**YOUR INSTRUCTIONS**
Keep only the lines where "with" appears.

**AVAILABLE RECORDS**
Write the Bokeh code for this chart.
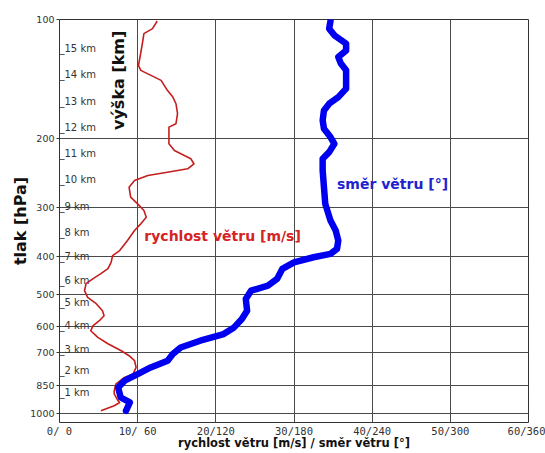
...
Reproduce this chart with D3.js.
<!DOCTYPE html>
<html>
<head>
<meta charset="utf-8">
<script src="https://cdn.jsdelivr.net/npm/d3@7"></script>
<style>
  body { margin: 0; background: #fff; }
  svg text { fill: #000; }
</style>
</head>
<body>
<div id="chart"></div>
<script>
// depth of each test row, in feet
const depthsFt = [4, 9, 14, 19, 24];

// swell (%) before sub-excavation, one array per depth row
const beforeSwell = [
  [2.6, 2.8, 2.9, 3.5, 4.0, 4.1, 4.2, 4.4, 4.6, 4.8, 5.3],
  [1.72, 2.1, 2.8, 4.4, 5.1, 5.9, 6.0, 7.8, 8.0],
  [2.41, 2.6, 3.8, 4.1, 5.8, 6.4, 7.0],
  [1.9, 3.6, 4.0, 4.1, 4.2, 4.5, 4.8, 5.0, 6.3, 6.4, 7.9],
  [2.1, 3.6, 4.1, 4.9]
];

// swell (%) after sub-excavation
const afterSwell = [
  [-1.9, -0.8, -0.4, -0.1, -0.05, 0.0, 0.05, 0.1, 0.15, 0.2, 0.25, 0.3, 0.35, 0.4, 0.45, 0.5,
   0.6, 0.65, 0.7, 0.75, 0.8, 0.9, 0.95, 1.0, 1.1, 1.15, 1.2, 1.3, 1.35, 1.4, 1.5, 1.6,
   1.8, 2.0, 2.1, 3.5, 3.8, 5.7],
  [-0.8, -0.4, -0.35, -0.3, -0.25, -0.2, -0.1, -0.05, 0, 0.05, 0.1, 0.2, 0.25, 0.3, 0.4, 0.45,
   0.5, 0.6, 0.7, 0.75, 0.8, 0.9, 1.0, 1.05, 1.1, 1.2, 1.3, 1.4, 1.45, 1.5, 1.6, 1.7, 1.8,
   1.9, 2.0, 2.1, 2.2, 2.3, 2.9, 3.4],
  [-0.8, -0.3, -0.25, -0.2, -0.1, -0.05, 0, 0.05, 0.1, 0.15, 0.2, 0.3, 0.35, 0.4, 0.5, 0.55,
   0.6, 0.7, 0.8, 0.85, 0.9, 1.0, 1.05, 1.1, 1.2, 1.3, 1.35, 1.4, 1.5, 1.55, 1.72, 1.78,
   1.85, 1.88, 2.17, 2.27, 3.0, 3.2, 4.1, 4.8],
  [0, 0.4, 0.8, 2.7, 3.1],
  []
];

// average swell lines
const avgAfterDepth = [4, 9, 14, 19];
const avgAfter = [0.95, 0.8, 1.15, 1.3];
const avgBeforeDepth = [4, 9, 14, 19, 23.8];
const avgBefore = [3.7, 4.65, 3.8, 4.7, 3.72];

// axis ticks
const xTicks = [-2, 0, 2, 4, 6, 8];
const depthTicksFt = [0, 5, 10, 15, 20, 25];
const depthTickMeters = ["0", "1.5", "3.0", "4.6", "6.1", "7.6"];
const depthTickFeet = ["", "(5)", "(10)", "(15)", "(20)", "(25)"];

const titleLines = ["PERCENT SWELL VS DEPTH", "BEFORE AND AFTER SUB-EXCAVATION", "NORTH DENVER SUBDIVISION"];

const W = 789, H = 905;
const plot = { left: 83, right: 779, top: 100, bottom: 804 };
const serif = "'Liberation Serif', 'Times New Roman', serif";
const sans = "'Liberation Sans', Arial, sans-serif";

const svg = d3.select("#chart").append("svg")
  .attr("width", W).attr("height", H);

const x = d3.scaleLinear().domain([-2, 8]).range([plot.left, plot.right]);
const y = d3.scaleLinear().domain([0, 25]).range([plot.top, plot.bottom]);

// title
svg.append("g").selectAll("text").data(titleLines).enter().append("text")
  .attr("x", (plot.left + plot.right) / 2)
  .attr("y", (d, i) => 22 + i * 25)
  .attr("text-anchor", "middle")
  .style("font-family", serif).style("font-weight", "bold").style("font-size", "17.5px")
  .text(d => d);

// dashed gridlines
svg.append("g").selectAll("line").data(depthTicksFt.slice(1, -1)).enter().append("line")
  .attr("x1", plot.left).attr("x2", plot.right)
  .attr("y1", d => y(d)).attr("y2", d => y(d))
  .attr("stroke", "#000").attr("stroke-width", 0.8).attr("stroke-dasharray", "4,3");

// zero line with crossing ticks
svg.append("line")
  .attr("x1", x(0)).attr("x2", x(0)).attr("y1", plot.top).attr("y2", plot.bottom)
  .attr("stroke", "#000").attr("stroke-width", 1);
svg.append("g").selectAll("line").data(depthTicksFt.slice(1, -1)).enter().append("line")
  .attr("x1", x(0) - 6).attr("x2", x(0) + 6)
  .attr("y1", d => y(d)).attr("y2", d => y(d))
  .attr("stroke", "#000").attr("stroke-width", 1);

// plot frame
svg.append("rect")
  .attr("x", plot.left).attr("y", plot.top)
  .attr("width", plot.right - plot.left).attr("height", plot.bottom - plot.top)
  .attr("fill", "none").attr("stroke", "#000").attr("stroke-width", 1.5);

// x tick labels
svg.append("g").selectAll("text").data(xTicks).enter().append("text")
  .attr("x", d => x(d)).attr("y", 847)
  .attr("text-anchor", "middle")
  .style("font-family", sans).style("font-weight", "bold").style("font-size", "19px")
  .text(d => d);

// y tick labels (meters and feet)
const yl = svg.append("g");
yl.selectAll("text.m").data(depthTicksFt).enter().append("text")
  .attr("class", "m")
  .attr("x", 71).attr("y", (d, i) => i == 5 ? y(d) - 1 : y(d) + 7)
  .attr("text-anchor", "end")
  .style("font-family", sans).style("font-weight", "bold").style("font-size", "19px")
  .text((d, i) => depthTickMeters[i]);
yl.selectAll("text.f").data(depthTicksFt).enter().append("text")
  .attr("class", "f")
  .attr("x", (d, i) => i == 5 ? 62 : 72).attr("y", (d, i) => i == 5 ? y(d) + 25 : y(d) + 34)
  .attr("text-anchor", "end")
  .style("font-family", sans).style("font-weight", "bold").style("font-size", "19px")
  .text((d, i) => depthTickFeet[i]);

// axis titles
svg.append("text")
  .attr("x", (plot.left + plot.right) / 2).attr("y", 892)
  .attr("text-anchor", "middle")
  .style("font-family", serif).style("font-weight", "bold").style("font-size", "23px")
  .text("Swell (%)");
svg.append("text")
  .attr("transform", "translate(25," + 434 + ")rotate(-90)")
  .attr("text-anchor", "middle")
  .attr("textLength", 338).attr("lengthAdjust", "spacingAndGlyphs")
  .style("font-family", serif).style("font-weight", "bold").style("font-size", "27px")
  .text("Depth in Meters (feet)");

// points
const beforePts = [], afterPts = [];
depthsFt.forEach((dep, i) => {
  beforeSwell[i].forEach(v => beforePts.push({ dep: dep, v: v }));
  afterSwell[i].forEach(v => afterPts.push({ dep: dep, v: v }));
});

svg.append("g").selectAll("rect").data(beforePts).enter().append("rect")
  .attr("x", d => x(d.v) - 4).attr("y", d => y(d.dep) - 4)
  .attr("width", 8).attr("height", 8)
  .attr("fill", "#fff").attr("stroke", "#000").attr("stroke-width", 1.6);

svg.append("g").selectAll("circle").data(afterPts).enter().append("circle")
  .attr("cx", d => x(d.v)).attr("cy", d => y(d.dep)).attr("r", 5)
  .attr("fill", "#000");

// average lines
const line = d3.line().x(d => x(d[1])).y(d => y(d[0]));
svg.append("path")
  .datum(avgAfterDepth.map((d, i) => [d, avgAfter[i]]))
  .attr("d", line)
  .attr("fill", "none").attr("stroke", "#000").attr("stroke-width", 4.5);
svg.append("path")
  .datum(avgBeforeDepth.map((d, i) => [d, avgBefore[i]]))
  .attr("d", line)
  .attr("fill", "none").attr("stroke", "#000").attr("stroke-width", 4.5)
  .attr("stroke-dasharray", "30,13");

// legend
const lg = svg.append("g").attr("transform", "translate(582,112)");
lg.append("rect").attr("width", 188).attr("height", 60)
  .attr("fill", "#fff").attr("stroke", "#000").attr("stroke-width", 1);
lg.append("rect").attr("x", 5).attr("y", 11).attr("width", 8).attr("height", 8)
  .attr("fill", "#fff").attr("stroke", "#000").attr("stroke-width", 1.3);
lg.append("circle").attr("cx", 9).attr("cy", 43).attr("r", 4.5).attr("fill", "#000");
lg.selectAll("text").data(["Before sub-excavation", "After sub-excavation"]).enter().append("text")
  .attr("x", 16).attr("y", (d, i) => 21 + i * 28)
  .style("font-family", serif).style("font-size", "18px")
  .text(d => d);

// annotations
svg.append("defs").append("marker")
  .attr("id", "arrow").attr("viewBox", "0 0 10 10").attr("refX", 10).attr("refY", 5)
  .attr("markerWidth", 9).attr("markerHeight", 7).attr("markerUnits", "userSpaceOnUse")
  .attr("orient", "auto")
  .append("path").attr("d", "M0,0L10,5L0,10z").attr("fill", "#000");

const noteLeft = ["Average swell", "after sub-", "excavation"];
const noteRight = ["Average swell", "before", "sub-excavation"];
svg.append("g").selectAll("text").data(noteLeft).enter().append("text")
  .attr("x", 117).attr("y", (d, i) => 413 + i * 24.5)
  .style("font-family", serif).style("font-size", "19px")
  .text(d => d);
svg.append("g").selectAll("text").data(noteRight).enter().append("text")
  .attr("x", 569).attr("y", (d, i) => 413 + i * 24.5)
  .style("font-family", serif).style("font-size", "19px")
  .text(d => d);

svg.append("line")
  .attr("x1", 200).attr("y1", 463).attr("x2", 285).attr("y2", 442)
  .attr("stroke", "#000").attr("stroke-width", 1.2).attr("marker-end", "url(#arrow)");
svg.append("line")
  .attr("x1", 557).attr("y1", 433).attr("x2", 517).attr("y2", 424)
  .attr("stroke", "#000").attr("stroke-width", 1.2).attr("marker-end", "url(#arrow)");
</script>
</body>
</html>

**FULL ANSWER**
Reproduce this chart with D3.js.
// zero line with crossing ticks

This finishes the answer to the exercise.